Three major tech companies cut workers and point to AI as the reason within the same three-week window. Cloudflare frames its 1,100-person reduction around the agentic AI era. Amazon and Meta make similar moves with similar language. The corporate narrative shifts from "we over-hired" to "AI is replacing the work," but the evidence that AI actually replaces those specific roles remains thin. For most organizations, the layoff announcement runs well ahead of any measurable productivity proof.

Joseph Mugare, Data Analyst at Colgate-Palmolive, has spent over nine years across data science, full-stack development, and cloud infrastructure roles spanning the United States and Kenya. His work covers data analysis, reporting automation, and market intelligence for one of the world's largest consumer goods companies. He holds AWS certifications and has completed advanced coursework in Python, SQL, and data analytics through Stanford, Harvard, and MIT.

"At the moment, we are still early. There's no decision that can clearly say AI has replaced these jobs. We're still learning," says Mugare.

The Trainers Lose Their Jobs First

Mugare notes a pattern in the recent layoffs that makes the narrative harder to accept at face value. Many of the workers cut are the same people who built and trained the AI systems being credited with replacing their roles. "The people who lost their jobs were the trainers, the ones who trained the AI. They trained something that was going to take their jobs away."

The companies frame the cuts around output efficiency, arguing that AI produces faster and more consistent work than the employees it replaces. But Mugare questions whether those claims hold up to scrutiny when the industry is still only three years into widespread generative AI adoption.

He sees the dynamic as a broader structural issue rather than a technology-driven inevitability. When asked whether workforce reductions reflect genuine AI capability or something else, his answer is direct. "I can say it's something to do with capitalism. Different companies are looking at efficiency and output, and AI gave them the narrative."

Upskilling, Not Replacement

From his own work as a data analyst, Mugare describes how AI is already changing daily workflows without eliminating the role itself. AI-enabled Excel can generate reports, automate documentation, and accelerate analysis.

"In the near future, you just need to learn a prompt, and you can generate a report." But rather than viewing that as a threat, Mugare frames the response as a skills question. "It's not just about layoffs. It's about people asking, what else can I learn so that AI cannot replace me? What else am I adding?"

He argues that organizations still trying to draw a clean one-to-one line between AI adoption and headcount reduction are getting ahead of themselves. The tools are changing the work, but the boundary between what AI can fully execute and what still requires human judgment is far from settled.

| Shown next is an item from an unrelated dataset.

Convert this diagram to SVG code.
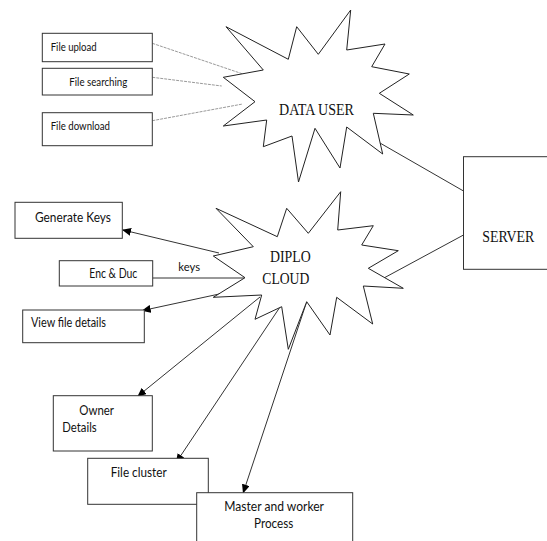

"AI is still getting better. So the boundary between human work and machine work is not clear yet." The risk he sees is losing what he calls the human touch: the ability to think generatively, bring diverse ideas, and make judgment calls that a prompt cannot replicate.

Emerging Markets Tell a Different Story

Mugare, who has worked across both the US and Kenyan markets, points out that the AI employment picture looks very different in emerging economies. In Africa, AI is actively creating jobs in data annotation, model training, and application development.

"Right now there are people building different applications at a much faster rate, maybe for agriculture. It's creating employment for young people. People can create apps in a matter of minutes, sell them, and make a living."

But he acknowledges the fragility of that employment cycle. Data annotation and training roles are inherently temporary. Once the models are trained, the demand for those workers shrinks. The same AI capabilities creating jobs today can erode them later.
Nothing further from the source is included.